Chinese windscreen manufacturer Fuyao Glass Photo: AFP/Zheng shuai/Imaginechina
Chinese windscreen manufacturer Fuyao Glass Photo: AFP/Zheng shuai/Imaginechina

A Congressional drive to limit Chinese investment in the US that was energized by Donald Trump’s election as president, has been pushed into higher gear by a legislative advisory panel’s recommendation that China’s state-owned enterprises (SOEs) be banned from acquiring US companies.

The US-China Economic and Security Review Commission urged in a November 16 annual report that “Congress amend the statute authorizing the Committee on Foreign Investment in the United States to bar Chinese state-owned enterprises from acquiring or otherwise gaining effective control of US companies.” The commission’s rationale is that such M&As allow SOEs to tap US assets and project Chinese economic power.

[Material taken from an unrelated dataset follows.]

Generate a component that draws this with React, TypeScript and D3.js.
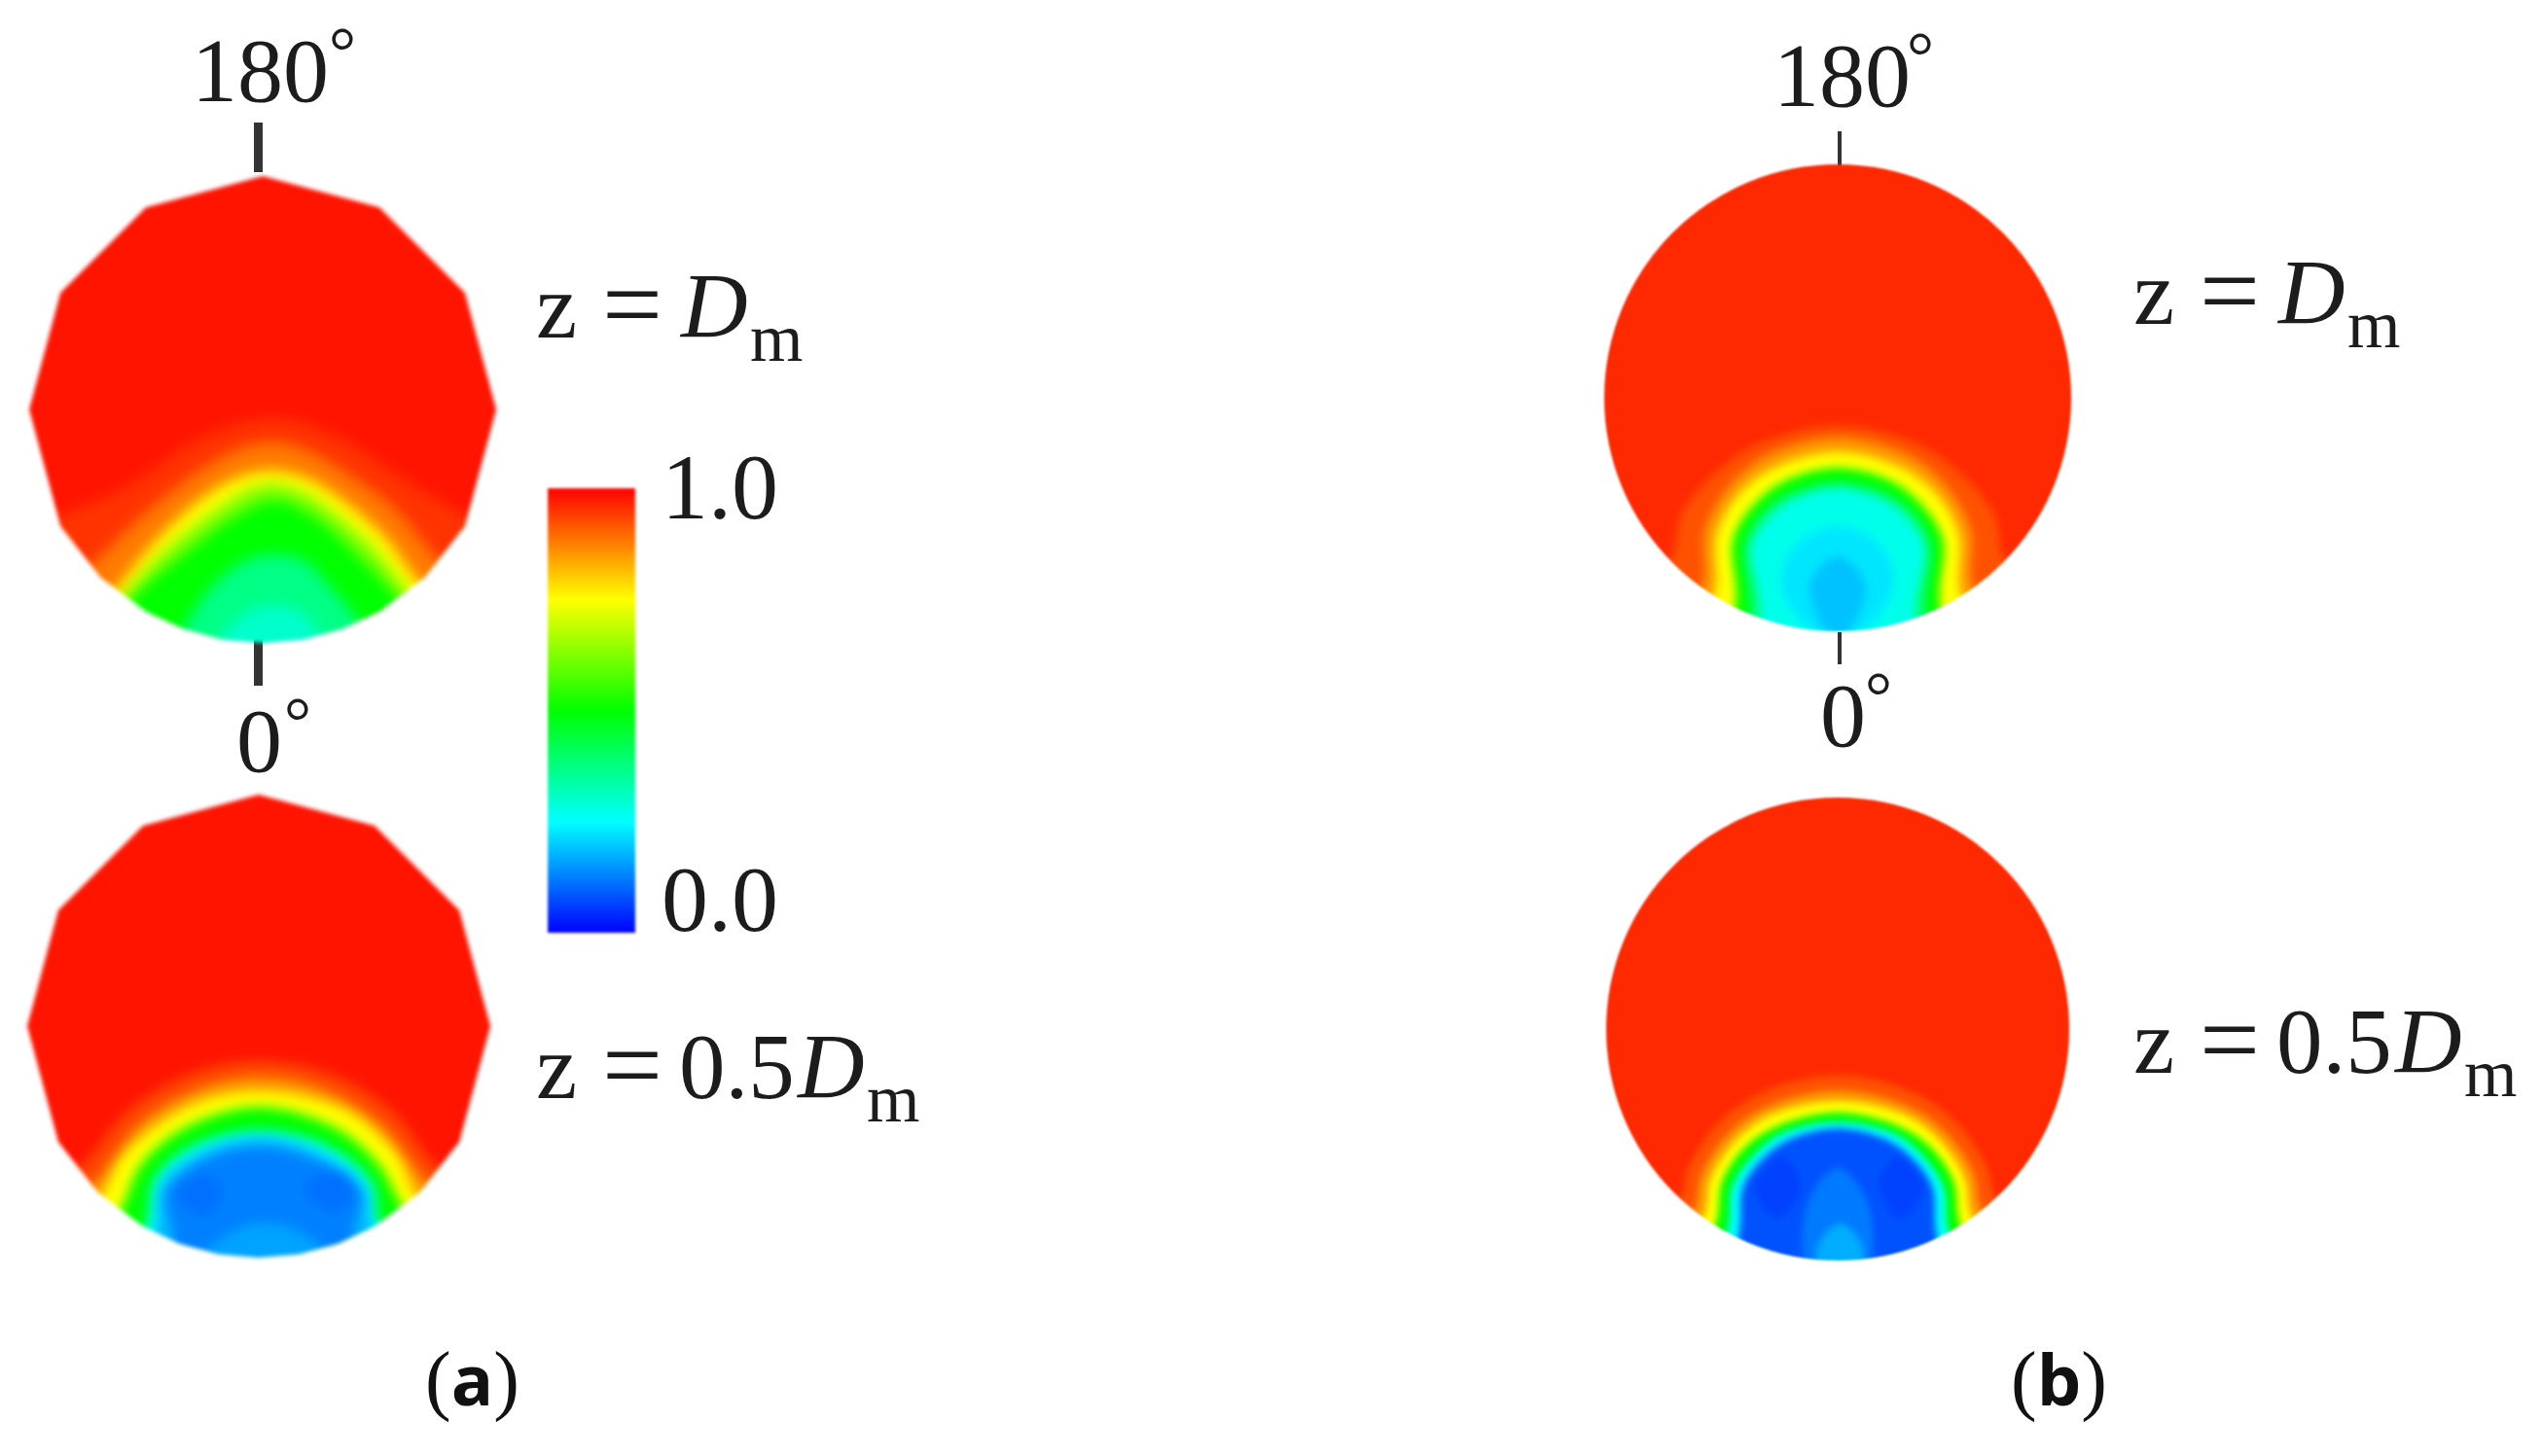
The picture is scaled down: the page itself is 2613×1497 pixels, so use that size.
import * as d3 from "d3";

type Pt = [number, number];
type Band = { v: number; pts: Pt[] };

const WIDTH = 2613;
const HEIGHT = 1497;
const SERIF = "'Liberation Serif', serif";

// band edge runs from the left rim over the top to the right rim, then closes off-disc
const arch = (v: number, pts: Pt[]): Band => {
  const f = pts[0];
  const l = pts[pts.length - 1];
  return {
    v,
    pts: [...pts, [l[0] * 1.4, l[1] * 1.4], [0, 1.7], [f[0] * 1.4, f[1] * 1.4]],
  };
};
const blob = (v: number, pts: Pt[]): Band => ({ v, pts });

// colour bar stops
const barValues = [0, 0.25, 0.5, 0.75, 1];
const barColors = ["#0000ff", "#00ffff", "#00ff00", "#ffff00", "#ff0000"];
const barLabels = [
  { v: 1, text: "1.0", x: 680, y: 533 },
  { v: 0, text: "0.0", x: 680, y: 957 },
];

// angles of the rim vertices on the measured discs in (a), degrees from 180° mark
const rimAngles = [0, 30, 60, 90, 120, 136, 150, 160, 170, 180, 190, 200, 210, 224, 240, 270, 300, 330];

// field: base value, then nested bands in x/R, y/R (y down)
const aTopBase = 0.98;
const aTopBands: Band[] = [
  arch(0.95, [[-0.88, 0.46], [-0.6, 0.34], [-0.26, 0.12], [0.05, 0.04], [0.33, 0.12], [0.64, 0.32], [0.88, 0.46]]),
  arch(0.88, [[-0.74, 0.67], [-0.5, 0.44], [-0.24, 0.24], [-0.08, 0.16], [0.05, 0.14], [0.18, 0.17], [0.31, 0.24], [0.56, 0.42], [0.76, 0.65]]),
  arch(0.75, [[-0.63, 0.77], [-0.43, 0.53], [-0.22, 0.35], [-0.08, 0.28], [0.05, 0.26], [0.18, 0.29], [0.29, 0.35], [0.51, 0.53], [0.67, 0.74]]),
  arch(0.62, [[-0.6, 0.8], [-0.38, 0.57], [-0.17, 0.41], [-0.05, 0.34], [0.05, 0.32], [0.16, 0.35], [0.26, 0.41], [0.46, 0.58], [0.62, 0.78]]),
  arch(0.5, [[-0.57, 0.82], [-0.31, 0.6], [-0.12, 0.46], [0.05, 0.39], [0.22, 0.46], [0.41, 0.63], [0.58, 0.81]]),
  arch(0.37, [[-0.34, 0.94], [-0.22, 0.76], [-0.08, 0.65], [0.05, 0.62], [0.18, 0.65], [0.29, 0.76], [0.41, 0.91]]),
  arch(0.3, [[-0.19, 1], [-0.05, 0.86], [0.05, 0.84], [0.15, 0.86], [0.27, 1]]),
];

const aBottomBase = 0.98;
const aBottomBands: Band[] = [
  arch(0.93, [[-0.78, 0.62], [-0.56, 0.36], [-0.28, 0.2], [0, 0.15], [0.29, 0.2], [0.57, 0.36], [0.78, 0.62]]),
  arch(0.85, [[-0.72, 0.69], [-0.51, 0.42], [-0.26, 0.27], [0, 0.22], [0.27, 0.27], [0.52, 0.42], [0.73, 0.68]]),
  arch(0.75, [[-0.68, 0.73], [-0.59, 0.56], [-0.37, 0.38], [-0.18, 0.3], [0, 0.28], [0.19, 0.3], [0.41, 0.38], [0.6, 0.56], [0.68, 0.73]]),
  arch(0.5, [[-0.6, 0.8], [-0.51, 0.6], [-0.32, 0.44], [0, 0.35], [0.33, 0.44], [0.52, 0.6], [0.62, 0.78]]),
  arch(0.25, [[-0.49, 0.87], [-0.45, 0.66], [-0.29, 0.52], [0, 0.45], [0.3, 0.52], [0.49, 0.68], [0.52, 0.85]]),
  arch(0.18, [[-0.45, 0.89], [-0.42, 0.68], [-0.26, 0.55], [0, 0.48], [0.27, 0.55], [0.46, 0.7], [0.49, 0.87]]),
  arch(0.125, [[-0.37, 0.93], [-0.4, 0.72], [-0.24, 0.58], [0, 0.52], [0.25, 0.58], [0.44, 0.72], [0.41, 0.92]]),
  blob(0.11, [[-0.36, 0.72], [-0.24, 0.64], [-0.16, 0.72], [-0.24, 0.82]]),
  blob(0.11, [[0.2, 0.7], [0.33, 0.62], [0.42, 0.7], [0.33, 0.8]]),
  blob(0.16, [[-0.24, 1], [-0.1, 0.88], [0.03, 0.85], [0.16, 0.88], [0.28, 0.98], [0.05, 1.12]]),
];

const bTopBase = 0.96;
const bTopBands: Band[] = [
  arch(0.92, [[-0.72, 0.7], [-0.66, 0.48], [-0.42, 0.24], [-0.2, 0.15], [0, 0.12], [0.2, 0.15], [0.42, 0.24], [0.66, 0.48], [0.72, 0.7]]),
  arch(0.85, [[-0.58, 0.81], [-0.57, 0.57], [-0.47, 0.385], [-0.3, 0.245], [0, 0.17], [0.3, 0.245], [0.47, 0.385], [0.57, 0.57], [0.58, 0.81]]),
  arch(0.75, [[-0.53, 0.85], [-0.52, 0.59], [-0.43, 0.42], [-0.275, 0.3], [0, 0.23], [0.275, 0.3], [0.43, 0.42], [0.52, 0.59], [0.53, 0.85]]),
  arch(0.5, [[-0.44, 0.9], [-0.45, 0.61], [-0.37, 0.47], [-0.235, 0.36], [0, 0.3], [0.235, 0.36], [0.37, 0.47], [0.45, 0.61], [0.44, 0.9]]),
  arch(0.38, [[-0.38, 0.93], [-0.4, 0.63], [-0.33, 0.5], [-0.21, 0.41], [0, 0.36], [0.21, 0.41], [0.33, 0.5], [0.4, 0.63], [0.38, 0.93]]),
  arch(0.27, [[-0.33, 0.94], [-0.37, 0.64], [-0.3, 0.52], [-0.195, 0.44], [0, 0.39], [0.195, 0.44], [0.3, 0.52], [0.37, 0.64], [0.33, 0.94]]),
  blob(0.225, [[-0.24, 0.8], [-0.17, 0.62], [0, 0.55], [0.17, 0.62], [0.24, 0.8], [0.1, 1], [-0.1, 1]]),
  blob(0.19, [[-0.12, 0.8], [0, 0.68], [0.12, 0.8], [0.03, 1.02], [-0.03, 1.02]]),
];

const bBottomBase = 0.96;
const bBottomBands: Band[] = [
  arch(0.92, [[-0.68, 0.73], [-0.65, 0.61], [-0.53, 0.42], [-0.34, 0.28], [0, 0.2], [0.34, 0.28], [0.53, 0.42], [0.65, 0.61], [0.68, 0.73]]),
  arch(0.85, [[-0.62, 0.78], [-0.59, 0.63], [-0.48, 0.46], [-0.31, 0.335], [0, 0.265], [0.31, 0.335], [0.48, 0.46], [0.59, 0.63], [0.62, 0.78]]),
  arch(0.75, [[-0.58, 0.81], [-0.55, 0.65], [-0.45, 0.49], [-0.29, 0.37], [0, 0.31], [0.29, 0.37], [0.45, 0.49], [0.55, 0.65], [0.58, 0.81]]),
  arch(0.5, [[-0.53, 0.85], [-0.5, 0.66], [-0.41, 0.52], [-0.265, 0.42], [0, 0.36], [0.265, 0.42], [0.41, 0.52], [0.5, 0.66], [0.53, 0.85]]),
  arch(0.25, [[-0.48, 0.88], [-0.456, 0.68], [-0.37, 0.55], [-0.24, 0.45], [0, 0.4], [0.24, 0.45], [0.37, 0.55], [0.456, 0.68], [0.48, 0.88]]),
  arch(0.08, [[-0.43, 0.9], [-0.41, 0.685], [-0.335, 0.57], [-0.215, 0.48], [0, 0.43], [0.215, 0.48], [0.335, 0.57], [0.41, 0.685], [0.43, 0.9]]),
  blob(0.065, [[-0.36, 0.68], [-0.24, 0.55], [-0.16, 0.68], [-0.26, 0.82]]),
  blob(0.065, [[0.18, 0.68], [0.25, 0.55], [0.37, 0.68], [0.27, 0.82]]),
  blob(0.12, [[-0.13, 0.75], [0, 0.6], [0.13, 0.75], [0.12, 1.05], [-0.12, 1.05]]),
  blob(0.17, [[-0.08, 0.92], [0.01, 0.84], [0.1, 0.92], [0.1, 1.05], [-0.08, 1.05]]),
];

const angleMarks = ["180", "0"];

const color = d3.scaleLinear<string>().domain(barValues).range(barColors).interpolate(d3.interpolateRgb);

const bandPath = d3.line().curve(d3.curveCatmullRomClosed.alpha(0.5));
const rimPath = d3.lineRadial<number>()
  .angle((a) => (a * Math.PI) / 180)
  .radius(1)
  .curve(d3.curveLinearClosed);

type DiscProps = {
  id: string;
  cx: number;
  cy: number;
  r: number;
  base: number;
  bands: Band[];
  polygon?: boolean;
  blur: number;
  edge: number;
};

function Disc({ id, cx, cy, r, base, bands, polygon, blur, edge }: DiscProps) {
  const x = d3.scaleLinear().domain([-1, 1]).range([cx - r, cx + r]);
  const y = d3.scaleLinear().domain([-1, 1]).range([cy - r, cy + r]);
  return (
    <g filter={`url(#edge-${id})`}>
      <defs>
        <clipPath id={`clip-${id}`}>
          {polygon ? (
            <path transform={`translate(${cx},${cy}) scale(${r})`} d={rimPath(rimAngles) ?? ""} />
          ) : (
            <circle cx={cx} cy={cy} r={r} />
          )}
        </clipPath>
        <filter id={`band-${id}`} filterUnits="userSpaceOnUse" x={cx - 2 * r} y={cy - 2 * r} width={4 * r} height={4 * r} colorInterpolationFilters="sRGB">
          <feGaussianBlur stdDeviation={blur} />
        </filter>
        <filter id={`edge-${id}`} filterUnits="userSpaceOnUse" x={cx - 2 * r} y={cy - 2 * r} width={4 * r} height={4 * r} colorInterpolationFilters="sRGB">
          <feGaussianBlur stdDeviation={edge} />
        </filter>
      </defs>
      <g clipPath={`url(#clip-${id})`}>
        <g filter={`url(#band-${id})`}>
          <rect x={cx - 1.5 * r} y={cy - 1.5 * r} width={3 * r} height={3 * r} fill={color(base)} />
          {bands.map((b, i) => (
            <path key={i} fill={color(b.v)} d={bandPath(b.pts.map(([px, py]) => [x(px), y(py)] as Pt)) ?? ""} />
          ))}
        </g>
      </g>
    </g>
  );
}

function Colorbar() {
  const y = d3.scaleLinear().domain([0, 1]).range([959, 502]);
  return (
    <g>
      <defs>
        <linearGradient id="barGrad" x1="0" y1="1" x2="0" y2="0">
          {barValues.map((v, i) => (
            <stop key={v} offset={`${v * 100}%`} stopColor={barColors[i]} />
          ))}
        </linearGradient>
        <filter id="barSoft" filterUnits="userSpaceOnUse" x={540} y={480} width={140} height={500} colorInterpolationFilters="sRGB">
          <feGaussianBlur stdDeviation={1.5} />
        </filter>
      </defs>
      <rect x={563} y={y(1)} width={90} height={y(0) - y(1)} fill="url(#barGrad)" filter="url(#barSoft)" />
      {barLabels.map((l) => (
        <text key={l.text} x={l.x} y={l.y} fontSize={96} fontFamily={SERIF} fill="#1c1c1c">{l.text}</text>
      ))}
    </g>
  );
}

function Degree({ text, x, y, dx, size = 94 }: { text: string; x: number; y: number; dx: number; size?: number }) {
  return (
    <text x={x} y={y} fontSize={size} fontFamily={SERIF} fill="#1c1c1c">
      {text}
      <tspan x={x + dx} y={y - 28} fontSize={70}>°</tspan>
    </text>
  );
}

function ZLabel({ x, y, coeff }: { x: number; y: number; coeff?: string }) {
  const dx = coeff ? 120 : 0;
  return (
    <text y={y} fontSize={95} fontFamily={SERIF} fill="#1c1c1c">
      <tspan x={x}>z</tspan>
      <tspan x={x + 68} y={y + 3} fontSize={110}>=</tspan>
      {coeff ? <tspan x={x + 147} y={y}>{coeff}</tspan> : null}
      <tspan x={x + 149 + dx} y={y} fontStyle="italic">D</tspan>
      <tspan x={x + 220 + dx} y={y + 24} fontSize={70}>m</tspan>
    </text>
  );
}

function Tag({ x, letter }: { x: number; letter: string }) {
  return (
    <text x={x} y={1445} fontSize={80} fontFamily={SERIF} fill="#111">
      (<tspan fontFamily="'Open Sans', sans-serif" fontWeight={700} fontSize={72}>{letter}</tspan>)
    </text>
  );
}

export default function App() {
  return (
    <svg
      width={WIDTH}
      height={HEIGHT}
      viewBox={`0 0 ${WIDTH} ${HEIGHT}`}
      style={{ position: "absolute", left: 0, top: 0, display: "block", background: "#fff" }}
    >
      {/* (a) measured */}
      <rect x={261} y={126} width={9} height={51} fill="#333" />
      <rect x={261} y={657} width={9} height={48} fill="#333" />
      <Disc id="at" cx={270} cy={421} r={240} base={aTopBase} bands={aTopBands} polygon blur={7} edge={2} />
      <Disc id="ab" cx={266} cy={1055} r={238} base={aBottomBase} bands={aBottomBands} polygon blur={6} edge={2} />
      <Degree text={angleMarks[0]} x={197} y={104} dx={141} />
      <Degree text={angleMarks[1]} x={243} y={793} dx={49} />
      <ZLabel x={551} y={347} />
      <ZLabel x={551} y={1129} coeff="0.5" />
      <Colorbar />
      <Tag x={437} letter="a" />

      {/* (b) simulated */}
      <rect x={1889} y={135} width={4} height={36} fill="#333" />
      <rect x={1889} y={650} width={4} height={33} fill="#333" />
      <Disc id="bt" cx={1889} cy={409} r={240} base={bTopBase} bands={bTopBands} blur={5} edge={0.8} />
      <Disc id="bb" cx={1889} cy={1058} r={238} base={bBottomBase} bands={bBottomBands} blur={3.5} edge={0.8} />
      <Degree text={angleMarks[0]} x={1823} y={109} dx={137} />
      <Degree text={angleMarks[1]} x={1871} y={767} dx={46} />
      <ZLabel x={2193} y={333} />
      <ZLabel x={2193} y={1103} coeff="0.5" />
      <Tag x={2067} letter="b" />
    </svg>
  );
}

The recommendation was one of 20 made to Congress in the panel’s analysis, which included an assessment of Chinese military, geopolitical, and intelligence threats to the US.

But the scathing report avoids mentioning what some analysts say are the substantial benefits to the American economy from investment by China’s SOEs and private sector companies.

“There’s a difference between fact and fiction,” said Scott B. MacDonald, an economist and risk consultant specializing in Asia. “There’s a perception in some quarters that the Chinese are taking over US companies to steal secrets … but the fact is that Chinese investment in the US has beneficial impacts.”

“China’s investment benefits the US in terms of job creation, capital, technology transfers and R&D,” said Ming Jer-Chen a professor at the Darden School of Business at the University of Virginia.

According to one US researcher, investment from China to the US has weighed in at more than US$64 billion over the last 25 years, far higher than previous estimates.

The US panel’s advice marks Washington’s first overt move to limit Chinese acquisitions for “diminishing” the US industrial base. Prior attempts to ban Chinese M&As on economic grounds have taken the form of legislative letter-writing campaigns to various US agencies reviewing foreign acquisitions. The government, until now, has mainly blocked Chinese purchases of US companies if they posed direct threats to US defense or strategic interests.

The commission also warned Congress in its report that large-scale outsourcing of US manufacturing to China undercuts US military supply chains and the ability to produce advanced military systems and equipment. It also noted the dangers of Chinese buyers acquiring US technology companies.

Some experts expect the campaign to curb Chinese investment in the US to intensify now that Trump, who took a critical campaign stance toward China on trade and currency issues, is the president-elect.

The commission’s recommendation might also lay the groundwork for future legislation prohibiting Chinese SOEs from acquiring US firms, though its advice isn’t legally binding and its report doesn’t address the separate issue of US acquisitions by private Chinese firms.

100,000 US jobs created

While some US fears about Chinese M&As appear justified, a study by Rhodium, a New York-based advisory that tracks Chinese investment in the US paints a more upbeat picture of such Chinese inflows.

Official US tallies for total Chinese FDI range from US$15 billion to US$21 billion, while Chinese estimates place the figure at US$41 billion, more than twice US estimates. The difference is attributable to factors such as timelines, tax accounting factors or if money was funneled through third parties or via Hong Kong.

But the November 2016 report by Rhodium and the National Committee on US-China Relations estimates that when Chinese investment in the US is tracked for 25 years, from 1990 to 2015, Chinese companies made more than 1,200 individual transactions in the US with a combined value of US$64 billion. The cumulative inflow from China is estimated to have created over 100,000 US jobs.

The Rhodium report, titled Two-Way Street: 25 Years of US-China Direct Investment also found that despite red flags on SOEs, Chinese investment in the US is now increasingly driven by private Chinese companies.

An average of 77% of all Chinese M&As in the US over the past three years are said to have come from the private sector. The Chinese investor mix is also said to be moving from big Chinese multinationals to include private equity firms, venture capitalists and other financial investors.

Rhodium adds that Chinese companies are expanding their presence from US coastal regions and are moving operations to many inland US states, benefiting the economies in these regions.

One example is Chinese glassmaker Fuyao which was touted in a November 3 article in the Wall Street Journal for opening an auto-parts factory in the Rust Belt town of Moraine, Ohio. Others are Beijing-based BWI Group’s brake and suspension system plants in Dayton, Ohio and Brighton, Michigan and Shenzhen-based BYD Auto’s branch in Arlington Heights, Ill.

Rhodium estimated earlier this year that Chinese investment in the US is set to reach a record level of US$20 to US$30 billion in 2016.